Observing American politics from afar, I feel sad about its tone more even than about its substance. Perhaps today’s politicians and commentators could do worse than look up those old issues of Firing Line on YouTube. They just might find something that seems to be lost.

3 thoughts on “Love the man, hate his politics”

  1. I think the Left are far more likely to hate their opponents than are the Right. The Left’s standard response is to scream invective (racist! Nazi!) rather than explain their position. Charlie Kirk, especially, and Will Witt are subjected to some of the most hate-filled verbal abuse while attempting to engage with college students. Screaming “You’re an f’ing a–hole (or facist)” when asked to defend one’s position or to explain how or where the opponent went wrong has become trite. The ability to respond to such dreck with a calm, well-thought-out response, free from personal attack, is a skill I definitely lack. My favorite online priest (Father John Zuhlsdorf) refers to such an outburst as “a spittle-flecked nutty”.

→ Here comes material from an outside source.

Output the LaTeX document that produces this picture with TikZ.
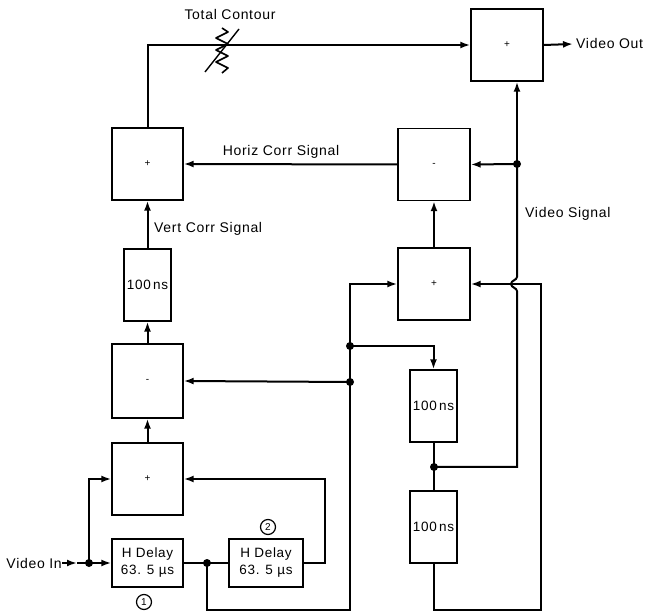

    I think there is more to it than a divorce from Christian morality. Certainly the prevalence of online “discussion”, where one can hurl any insult without fear of physical reprisal, has contributed to the decline of civility. It seems many view a question of their beliefs as a personal attack. Don’t yell at the questioner, explain your position – you might win a convert. You can never convince anyone with the argument: “I have no rational basis for my position! You are an insufferable jerk for even asking me! Go away before I assault you!” 21st century discourse.

  2. A true polymath is someone who can write like Milton, paint like Reuben, and play like Chopin. As for the rest, it’s all dilettantism!